_EXERCISE DIRECTIONS_. Look through the material below for "this". Copy every line that contains it.
[DATASET EXTRACT start]
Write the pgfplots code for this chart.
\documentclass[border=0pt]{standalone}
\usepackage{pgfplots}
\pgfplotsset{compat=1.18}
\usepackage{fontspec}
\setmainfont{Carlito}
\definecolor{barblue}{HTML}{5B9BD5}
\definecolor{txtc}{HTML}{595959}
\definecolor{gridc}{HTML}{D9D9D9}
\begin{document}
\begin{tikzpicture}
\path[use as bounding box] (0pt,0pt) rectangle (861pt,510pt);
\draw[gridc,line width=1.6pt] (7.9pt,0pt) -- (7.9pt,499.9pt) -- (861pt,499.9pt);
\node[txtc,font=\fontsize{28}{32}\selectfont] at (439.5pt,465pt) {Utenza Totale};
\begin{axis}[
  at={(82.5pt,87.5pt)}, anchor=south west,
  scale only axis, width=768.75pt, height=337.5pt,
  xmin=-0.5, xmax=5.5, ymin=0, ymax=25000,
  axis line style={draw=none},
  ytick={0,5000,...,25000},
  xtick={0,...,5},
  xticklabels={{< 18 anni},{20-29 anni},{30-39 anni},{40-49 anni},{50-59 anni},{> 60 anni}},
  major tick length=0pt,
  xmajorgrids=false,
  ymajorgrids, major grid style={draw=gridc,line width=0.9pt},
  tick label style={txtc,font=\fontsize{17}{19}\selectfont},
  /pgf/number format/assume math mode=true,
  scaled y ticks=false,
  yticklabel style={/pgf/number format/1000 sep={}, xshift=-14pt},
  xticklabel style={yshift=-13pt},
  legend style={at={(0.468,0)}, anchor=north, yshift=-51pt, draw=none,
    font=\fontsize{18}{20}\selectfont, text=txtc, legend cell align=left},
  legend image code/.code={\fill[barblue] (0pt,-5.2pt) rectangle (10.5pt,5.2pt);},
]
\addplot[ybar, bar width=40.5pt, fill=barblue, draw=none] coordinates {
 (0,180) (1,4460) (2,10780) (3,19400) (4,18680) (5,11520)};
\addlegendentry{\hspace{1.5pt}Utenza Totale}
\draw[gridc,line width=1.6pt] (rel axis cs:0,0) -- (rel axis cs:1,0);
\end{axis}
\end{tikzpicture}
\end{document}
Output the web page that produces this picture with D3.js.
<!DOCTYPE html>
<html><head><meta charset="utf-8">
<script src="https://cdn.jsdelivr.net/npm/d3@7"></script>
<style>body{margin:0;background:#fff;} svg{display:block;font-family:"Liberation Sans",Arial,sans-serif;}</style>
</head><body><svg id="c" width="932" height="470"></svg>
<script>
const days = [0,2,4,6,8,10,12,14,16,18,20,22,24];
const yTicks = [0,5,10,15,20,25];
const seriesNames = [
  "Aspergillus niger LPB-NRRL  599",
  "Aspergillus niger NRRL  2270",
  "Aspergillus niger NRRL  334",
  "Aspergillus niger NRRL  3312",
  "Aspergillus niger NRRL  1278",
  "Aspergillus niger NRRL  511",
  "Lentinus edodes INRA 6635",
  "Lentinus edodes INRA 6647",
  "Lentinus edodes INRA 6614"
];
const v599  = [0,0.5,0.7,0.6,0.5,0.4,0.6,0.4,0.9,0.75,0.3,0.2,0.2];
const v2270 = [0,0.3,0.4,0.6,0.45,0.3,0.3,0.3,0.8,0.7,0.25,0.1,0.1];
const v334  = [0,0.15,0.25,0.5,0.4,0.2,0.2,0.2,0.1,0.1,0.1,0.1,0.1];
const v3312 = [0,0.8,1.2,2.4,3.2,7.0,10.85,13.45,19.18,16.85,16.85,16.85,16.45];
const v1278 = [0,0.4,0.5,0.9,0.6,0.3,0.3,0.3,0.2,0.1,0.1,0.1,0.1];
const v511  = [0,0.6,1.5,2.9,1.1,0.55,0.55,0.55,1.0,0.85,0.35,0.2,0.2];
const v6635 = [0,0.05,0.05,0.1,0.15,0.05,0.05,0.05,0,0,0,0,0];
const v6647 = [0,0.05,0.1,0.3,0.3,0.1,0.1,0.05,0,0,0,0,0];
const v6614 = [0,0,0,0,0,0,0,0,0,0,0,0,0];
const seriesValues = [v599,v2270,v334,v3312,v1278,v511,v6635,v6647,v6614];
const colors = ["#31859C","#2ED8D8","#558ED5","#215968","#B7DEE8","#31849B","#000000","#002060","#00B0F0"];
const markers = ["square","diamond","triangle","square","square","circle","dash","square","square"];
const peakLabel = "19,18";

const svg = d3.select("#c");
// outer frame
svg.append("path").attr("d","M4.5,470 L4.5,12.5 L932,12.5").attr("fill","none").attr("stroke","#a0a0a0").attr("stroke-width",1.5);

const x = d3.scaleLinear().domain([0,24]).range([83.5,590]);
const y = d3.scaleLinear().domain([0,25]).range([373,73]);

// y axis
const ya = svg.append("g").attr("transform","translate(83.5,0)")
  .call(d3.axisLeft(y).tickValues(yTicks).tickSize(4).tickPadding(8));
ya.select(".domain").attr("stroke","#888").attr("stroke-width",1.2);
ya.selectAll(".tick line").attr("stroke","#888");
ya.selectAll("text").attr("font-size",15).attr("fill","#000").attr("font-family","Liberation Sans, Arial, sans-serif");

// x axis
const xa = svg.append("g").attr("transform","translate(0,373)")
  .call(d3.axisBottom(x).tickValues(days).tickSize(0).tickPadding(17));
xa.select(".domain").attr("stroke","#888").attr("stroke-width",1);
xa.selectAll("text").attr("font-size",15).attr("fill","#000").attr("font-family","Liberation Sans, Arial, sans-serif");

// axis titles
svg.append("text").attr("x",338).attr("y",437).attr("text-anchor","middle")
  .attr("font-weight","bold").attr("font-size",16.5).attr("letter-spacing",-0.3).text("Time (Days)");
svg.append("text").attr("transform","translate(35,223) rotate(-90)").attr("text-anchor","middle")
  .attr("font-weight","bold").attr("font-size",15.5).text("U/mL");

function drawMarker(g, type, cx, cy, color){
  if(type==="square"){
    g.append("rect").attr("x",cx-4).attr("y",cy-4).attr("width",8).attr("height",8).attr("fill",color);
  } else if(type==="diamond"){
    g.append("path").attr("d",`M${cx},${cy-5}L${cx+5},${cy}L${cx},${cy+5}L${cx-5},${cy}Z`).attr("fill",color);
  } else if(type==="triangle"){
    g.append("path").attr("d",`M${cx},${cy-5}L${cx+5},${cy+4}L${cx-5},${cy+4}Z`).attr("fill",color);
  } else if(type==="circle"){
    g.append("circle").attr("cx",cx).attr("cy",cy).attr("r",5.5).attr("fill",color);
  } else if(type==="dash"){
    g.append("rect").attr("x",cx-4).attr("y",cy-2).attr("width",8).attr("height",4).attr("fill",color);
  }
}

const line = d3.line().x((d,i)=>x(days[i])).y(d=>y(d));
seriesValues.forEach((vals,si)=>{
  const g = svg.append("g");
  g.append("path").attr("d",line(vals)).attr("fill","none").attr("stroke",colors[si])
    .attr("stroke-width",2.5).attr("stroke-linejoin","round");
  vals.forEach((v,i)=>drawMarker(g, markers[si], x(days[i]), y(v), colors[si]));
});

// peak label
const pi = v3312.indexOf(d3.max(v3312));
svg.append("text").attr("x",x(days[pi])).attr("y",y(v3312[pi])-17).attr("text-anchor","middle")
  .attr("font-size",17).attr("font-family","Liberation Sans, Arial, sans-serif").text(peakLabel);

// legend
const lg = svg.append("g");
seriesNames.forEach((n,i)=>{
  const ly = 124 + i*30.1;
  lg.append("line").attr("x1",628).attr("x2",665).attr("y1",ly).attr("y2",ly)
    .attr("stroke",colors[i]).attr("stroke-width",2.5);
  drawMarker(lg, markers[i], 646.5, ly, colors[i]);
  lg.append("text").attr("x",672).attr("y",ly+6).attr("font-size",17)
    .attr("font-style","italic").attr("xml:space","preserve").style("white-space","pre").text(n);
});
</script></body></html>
[DATASET EXTRACT end]
_SOLUTION BELOW_.
Write the pgfplots code for this chart.
Output the web page that produces this picture with D3.js.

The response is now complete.